● TASK INSTRUCTIONS:
Tally the lines that hold the word "matplotlib" and reply with that figure only.

(Entries with chart source code)

↓

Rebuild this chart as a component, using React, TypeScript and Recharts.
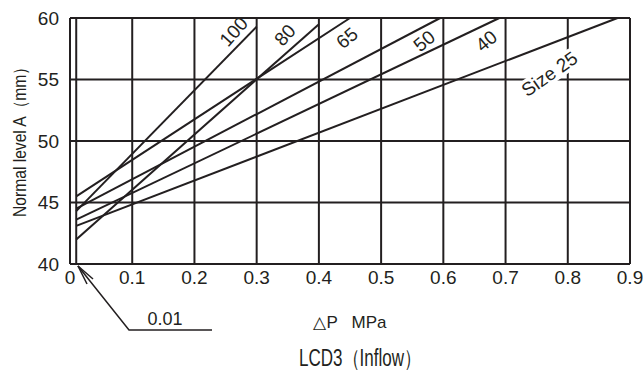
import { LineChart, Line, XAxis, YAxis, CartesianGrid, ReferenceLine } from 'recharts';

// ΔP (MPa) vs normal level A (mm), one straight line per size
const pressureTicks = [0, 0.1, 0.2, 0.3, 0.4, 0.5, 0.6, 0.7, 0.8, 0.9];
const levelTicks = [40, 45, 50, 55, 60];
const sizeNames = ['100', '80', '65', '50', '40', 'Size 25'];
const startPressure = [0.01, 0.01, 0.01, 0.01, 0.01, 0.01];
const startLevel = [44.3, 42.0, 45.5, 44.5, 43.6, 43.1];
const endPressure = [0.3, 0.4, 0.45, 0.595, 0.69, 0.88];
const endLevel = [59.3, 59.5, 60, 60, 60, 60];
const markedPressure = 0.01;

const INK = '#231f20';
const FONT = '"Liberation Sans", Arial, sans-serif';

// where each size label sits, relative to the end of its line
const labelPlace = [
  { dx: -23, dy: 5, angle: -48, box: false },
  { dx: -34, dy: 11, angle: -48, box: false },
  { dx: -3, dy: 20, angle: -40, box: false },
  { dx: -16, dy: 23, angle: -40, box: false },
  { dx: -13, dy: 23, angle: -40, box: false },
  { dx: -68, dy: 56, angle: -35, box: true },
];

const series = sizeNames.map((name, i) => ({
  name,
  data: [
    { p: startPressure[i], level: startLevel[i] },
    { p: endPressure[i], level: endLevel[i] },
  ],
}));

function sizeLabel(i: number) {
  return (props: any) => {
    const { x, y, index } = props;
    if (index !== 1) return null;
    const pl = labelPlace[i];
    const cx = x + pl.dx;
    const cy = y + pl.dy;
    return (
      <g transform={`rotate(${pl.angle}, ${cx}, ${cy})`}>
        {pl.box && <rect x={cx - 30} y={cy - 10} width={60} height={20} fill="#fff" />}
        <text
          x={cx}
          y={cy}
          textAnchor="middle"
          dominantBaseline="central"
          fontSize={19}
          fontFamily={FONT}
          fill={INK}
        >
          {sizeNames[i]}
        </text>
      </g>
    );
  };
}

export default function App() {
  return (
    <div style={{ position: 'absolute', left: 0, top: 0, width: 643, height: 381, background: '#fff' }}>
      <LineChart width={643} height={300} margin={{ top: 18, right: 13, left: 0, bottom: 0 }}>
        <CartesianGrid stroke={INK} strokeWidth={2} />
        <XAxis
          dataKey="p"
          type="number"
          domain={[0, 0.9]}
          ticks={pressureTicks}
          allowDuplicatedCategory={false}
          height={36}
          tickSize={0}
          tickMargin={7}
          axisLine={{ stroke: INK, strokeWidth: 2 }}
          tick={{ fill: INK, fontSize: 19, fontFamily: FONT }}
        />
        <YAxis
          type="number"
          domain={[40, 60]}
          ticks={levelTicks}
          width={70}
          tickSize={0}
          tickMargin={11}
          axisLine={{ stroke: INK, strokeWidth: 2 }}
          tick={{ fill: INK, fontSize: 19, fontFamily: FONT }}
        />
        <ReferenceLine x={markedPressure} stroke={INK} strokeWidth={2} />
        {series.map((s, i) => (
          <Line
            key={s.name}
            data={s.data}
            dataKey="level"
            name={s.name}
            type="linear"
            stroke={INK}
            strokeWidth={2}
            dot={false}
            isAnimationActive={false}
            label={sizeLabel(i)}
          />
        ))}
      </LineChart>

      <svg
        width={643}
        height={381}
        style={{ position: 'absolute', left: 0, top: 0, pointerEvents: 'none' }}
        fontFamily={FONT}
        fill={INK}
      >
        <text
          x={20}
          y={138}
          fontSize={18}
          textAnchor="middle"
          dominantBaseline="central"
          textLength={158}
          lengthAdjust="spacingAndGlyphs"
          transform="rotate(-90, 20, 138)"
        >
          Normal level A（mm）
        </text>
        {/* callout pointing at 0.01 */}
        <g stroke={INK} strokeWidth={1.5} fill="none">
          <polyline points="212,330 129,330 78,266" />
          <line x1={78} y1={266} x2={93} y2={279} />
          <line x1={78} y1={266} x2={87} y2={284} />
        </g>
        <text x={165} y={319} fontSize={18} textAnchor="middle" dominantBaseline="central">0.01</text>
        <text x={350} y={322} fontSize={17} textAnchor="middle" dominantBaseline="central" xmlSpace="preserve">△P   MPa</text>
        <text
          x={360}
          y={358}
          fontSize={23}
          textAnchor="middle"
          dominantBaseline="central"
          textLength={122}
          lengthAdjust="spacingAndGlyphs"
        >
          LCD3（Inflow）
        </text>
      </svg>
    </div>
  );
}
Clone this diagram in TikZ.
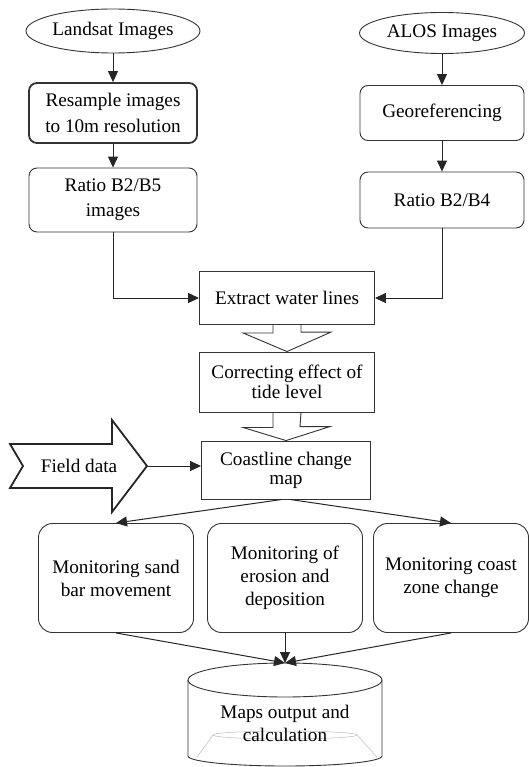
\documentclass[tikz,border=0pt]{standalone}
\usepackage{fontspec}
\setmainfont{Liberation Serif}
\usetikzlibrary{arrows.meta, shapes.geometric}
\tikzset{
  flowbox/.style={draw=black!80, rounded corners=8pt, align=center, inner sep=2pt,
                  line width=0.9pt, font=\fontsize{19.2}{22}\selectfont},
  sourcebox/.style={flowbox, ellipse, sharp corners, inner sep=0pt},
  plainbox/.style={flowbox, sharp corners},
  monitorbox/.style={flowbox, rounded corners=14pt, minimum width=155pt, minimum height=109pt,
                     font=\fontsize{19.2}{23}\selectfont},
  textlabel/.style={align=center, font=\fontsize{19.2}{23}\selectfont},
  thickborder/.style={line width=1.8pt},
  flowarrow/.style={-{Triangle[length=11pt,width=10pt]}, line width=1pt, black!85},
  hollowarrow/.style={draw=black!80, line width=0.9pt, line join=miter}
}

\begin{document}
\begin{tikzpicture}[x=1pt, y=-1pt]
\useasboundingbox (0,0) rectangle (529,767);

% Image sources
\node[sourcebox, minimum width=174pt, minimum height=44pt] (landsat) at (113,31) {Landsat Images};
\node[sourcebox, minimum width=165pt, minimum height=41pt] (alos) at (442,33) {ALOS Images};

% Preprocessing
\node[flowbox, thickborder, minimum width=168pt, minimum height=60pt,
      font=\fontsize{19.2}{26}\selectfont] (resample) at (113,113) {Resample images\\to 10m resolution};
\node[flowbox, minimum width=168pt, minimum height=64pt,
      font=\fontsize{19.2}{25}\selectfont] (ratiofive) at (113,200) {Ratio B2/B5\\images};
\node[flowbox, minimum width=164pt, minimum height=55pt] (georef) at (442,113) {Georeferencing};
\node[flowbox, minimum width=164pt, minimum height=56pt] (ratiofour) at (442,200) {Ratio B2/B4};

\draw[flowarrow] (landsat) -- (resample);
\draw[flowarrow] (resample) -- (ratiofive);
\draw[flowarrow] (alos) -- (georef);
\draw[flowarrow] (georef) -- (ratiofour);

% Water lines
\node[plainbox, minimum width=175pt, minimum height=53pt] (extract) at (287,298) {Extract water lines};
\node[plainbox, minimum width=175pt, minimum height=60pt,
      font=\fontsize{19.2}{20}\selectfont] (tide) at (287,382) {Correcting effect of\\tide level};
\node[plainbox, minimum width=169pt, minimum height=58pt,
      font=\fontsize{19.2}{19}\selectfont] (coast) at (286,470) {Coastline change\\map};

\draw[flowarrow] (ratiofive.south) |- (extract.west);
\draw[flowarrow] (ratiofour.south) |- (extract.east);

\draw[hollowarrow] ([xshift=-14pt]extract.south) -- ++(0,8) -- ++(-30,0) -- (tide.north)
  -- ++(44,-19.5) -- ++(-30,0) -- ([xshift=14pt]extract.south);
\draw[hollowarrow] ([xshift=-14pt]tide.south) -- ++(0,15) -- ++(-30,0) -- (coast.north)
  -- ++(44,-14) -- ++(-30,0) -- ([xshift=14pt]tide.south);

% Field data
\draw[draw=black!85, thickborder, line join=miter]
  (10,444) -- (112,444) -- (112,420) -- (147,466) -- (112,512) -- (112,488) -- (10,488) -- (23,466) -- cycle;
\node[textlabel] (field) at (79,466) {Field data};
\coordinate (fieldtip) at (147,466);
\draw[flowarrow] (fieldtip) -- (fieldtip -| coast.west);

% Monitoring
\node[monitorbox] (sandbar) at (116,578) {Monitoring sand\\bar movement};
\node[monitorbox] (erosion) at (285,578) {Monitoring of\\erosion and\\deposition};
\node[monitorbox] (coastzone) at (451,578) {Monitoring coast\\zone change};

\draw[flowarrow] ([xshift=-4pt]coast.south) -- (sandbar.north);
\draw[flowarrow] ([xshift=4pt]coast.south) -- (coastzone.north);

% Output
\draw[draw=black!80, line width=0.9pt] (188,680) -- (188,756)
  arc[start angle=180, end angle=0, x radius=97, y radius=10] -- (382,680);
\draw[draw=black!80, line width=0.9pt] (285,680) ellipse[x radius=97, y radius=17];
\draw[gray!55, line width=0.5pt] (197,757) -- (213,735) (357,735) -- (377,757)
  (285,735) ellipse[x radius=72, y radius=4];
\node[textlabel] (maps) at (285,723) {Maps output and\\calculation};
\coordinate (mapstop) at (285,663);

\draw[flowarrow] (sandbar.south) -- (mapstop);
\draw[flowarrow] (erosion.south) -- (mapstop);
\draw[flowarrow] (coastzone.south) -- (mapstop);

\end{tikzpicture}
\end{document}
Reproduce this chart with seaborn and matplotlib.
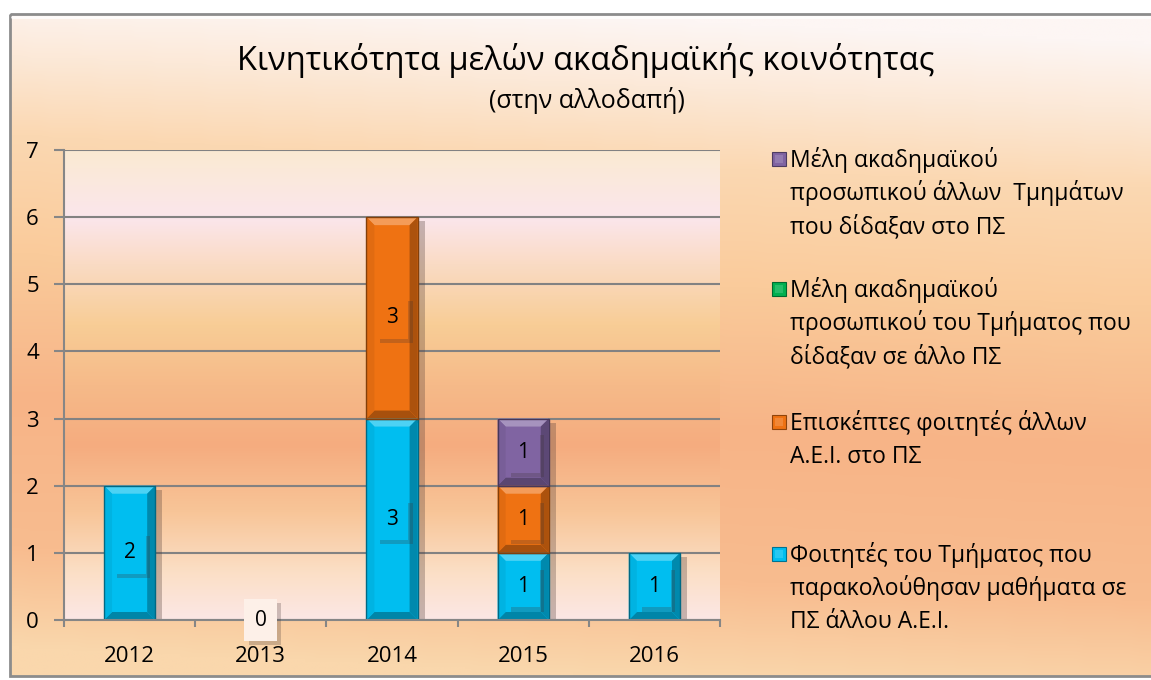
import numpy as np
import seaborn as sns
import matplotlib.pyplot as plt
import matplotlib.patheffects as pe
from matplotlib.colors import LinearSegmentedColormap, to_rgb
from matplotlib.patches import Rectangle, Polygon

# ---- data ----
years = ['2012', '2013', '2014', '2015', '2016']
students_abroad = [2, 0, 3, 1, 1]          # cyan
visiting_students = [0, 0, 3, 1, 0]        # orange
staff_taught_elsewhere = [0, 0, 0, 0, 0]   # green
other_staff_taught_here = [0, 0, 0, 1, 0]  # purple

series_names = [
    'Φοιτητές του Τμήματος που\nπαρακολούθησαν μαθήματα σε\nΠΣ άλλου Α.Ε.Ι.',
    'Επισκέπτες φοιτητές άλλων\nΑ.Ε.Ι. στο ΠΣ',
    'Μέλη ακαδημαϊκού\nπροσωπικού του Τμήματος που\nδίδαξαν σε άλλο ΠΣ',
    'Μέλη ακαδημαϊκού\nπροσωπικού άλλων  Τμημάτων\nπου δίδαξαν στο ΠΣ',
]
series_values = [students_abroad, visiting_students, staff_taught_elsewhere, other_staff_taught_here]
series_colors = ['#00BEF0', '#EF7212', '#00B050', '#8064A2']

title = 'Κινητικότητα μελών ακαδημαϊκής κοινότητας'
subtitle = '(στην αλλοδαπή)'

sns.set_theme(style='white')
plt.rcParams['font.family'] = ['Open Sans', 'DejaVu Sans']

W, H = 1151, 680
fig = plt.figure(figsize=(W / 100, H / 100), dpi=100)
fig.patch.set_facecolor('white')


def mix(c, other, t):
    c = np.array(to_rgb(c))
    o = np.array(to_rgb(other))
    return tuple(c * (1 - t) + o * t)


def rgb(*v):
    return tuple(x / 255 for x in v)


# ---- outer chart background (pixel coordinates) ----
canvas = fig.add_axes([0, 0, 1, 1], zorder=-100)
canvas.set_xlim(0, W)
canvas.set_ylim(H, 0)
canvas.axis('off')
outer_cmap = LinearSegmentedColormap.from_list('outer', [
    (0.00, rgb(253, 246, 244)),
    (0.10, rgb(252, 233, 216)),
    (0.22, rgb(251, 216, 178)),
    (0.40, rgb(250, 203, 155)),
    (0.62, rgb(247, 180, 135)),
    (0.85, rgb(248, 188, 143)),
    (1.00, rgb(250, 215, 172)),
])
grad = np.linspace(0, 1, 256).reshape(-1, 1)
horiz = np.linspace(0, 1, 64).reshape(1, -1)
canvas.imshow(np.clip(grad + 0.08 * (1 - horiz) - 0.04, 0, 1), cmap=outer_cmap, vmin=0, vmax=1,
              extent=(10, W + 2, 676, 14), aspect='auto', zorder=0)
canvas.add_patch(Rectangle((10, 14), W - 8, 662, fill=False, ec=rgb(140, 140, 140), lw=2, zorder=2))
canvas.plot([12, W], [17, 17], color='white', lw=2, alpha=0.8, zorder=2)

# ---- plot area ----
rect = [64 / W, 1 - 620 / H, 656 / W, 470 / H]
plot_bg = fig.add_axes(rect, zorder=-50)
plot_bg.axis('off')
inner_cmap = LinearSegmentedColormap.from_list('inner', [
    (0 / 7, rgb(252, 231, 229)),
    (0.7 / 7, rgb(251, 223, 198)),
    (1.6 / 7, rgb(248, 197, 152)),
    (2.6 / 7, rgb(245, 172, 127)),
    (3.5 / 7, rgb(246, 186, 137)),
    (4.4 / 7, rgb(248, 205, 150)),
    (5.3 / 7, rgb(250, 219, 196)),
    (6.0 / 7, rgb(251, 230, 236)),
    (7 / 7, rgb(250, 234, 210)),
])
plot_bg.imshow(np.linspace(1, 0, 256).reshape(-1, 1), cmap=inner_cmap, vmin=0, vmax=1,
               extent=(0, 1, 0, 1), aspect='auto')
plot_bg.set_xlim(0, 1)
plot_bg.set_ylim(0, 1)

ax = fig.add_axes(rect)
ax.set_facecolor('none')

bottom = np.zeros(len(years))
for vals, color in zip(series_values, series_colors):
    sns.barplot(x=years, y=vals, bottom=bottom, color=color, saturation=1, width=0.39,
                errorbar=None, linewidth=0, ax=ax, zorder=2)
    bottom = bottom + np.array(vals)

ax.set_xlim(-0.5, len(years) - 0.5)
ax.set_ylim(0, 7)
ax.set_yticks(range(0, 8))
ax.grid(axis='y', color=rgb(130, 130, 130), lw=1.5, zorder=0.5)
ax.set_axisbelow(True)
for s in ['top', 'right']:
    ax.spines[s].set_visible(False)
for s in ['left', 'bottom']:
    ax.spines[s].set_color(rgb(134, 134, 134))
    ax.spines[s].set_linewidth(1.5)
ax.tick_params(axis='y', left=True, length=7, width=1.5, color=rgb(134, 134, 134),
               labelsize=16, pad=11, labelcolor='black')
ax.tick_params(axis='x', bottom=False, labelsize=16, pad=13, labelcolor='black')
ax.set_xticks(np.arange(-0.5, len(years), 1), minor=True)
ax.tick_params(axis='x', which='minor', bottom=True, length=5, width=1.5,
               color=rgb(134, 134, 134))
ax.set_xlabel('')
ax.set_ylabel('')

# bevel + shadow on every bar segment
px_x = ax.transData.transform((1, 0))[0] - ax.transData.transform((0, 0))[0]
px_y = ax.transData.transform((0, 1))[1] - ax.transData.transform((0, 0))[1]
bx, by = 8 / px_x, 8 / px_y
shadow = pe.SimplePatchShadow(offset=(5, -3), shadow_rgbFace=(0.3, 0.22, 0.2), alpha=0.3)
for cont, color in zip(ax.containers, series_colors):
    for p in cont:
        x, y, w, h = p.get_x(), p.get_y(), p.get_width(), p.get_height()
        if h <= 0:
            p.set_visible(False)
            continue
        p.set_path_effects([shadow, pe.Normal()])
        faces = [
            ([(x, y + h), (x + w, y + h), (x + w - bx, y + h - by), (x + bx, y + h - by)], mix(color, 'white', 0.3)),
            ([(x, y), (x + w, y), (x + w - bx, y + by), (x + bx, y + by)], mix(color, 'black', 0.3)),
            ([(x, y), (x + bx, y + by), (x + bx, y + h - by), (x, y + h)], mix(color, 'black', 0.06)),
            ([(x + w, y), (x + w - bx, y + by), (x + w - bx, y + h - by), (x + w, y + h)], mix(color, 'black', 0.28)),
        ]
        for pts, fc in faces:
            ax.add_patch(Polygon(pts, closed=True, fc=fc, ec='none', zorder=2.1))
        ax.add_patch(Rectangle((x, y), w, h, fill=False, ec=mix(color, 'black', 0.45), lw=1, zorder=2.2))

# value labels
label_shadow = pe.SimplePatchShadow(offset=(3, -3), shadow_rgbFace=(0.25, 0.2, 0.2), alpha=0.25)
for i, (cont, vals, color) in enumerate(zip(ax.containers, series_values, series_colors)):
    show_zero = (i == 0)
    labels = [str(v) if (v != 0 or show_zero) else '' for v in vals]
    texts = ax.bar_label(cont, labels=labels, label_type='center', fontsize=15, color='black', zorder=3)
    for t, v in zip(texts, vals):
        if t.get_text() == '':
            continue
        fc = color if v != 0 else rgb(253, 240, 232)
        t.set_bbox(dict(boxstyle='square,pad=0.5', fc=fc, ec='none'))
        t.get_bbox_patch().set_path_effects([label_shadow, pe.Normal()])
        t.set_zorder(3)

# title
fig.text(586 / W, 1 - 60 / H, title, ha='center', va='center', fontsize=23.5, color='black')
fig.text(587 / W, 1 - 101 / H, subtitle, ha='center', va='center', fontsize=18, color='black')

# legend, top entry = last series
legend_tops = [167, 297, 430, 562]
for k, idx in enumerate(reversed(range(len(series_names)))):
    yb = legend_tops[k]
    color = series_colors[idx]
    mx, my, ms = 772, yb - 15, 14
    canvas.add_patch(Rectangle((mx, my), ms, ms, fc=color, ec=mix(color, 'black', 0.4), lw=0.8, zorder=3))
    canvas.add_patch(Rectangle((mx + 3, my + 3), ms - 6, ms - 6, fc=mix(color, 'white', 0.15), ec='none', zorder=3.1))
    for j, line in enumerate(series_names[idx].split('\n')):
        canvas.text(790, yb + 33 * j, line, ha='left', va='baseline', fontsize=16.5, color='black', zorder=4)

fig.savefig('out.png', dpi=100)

↑

● SOLUTION TO THIS PROBLEM:
5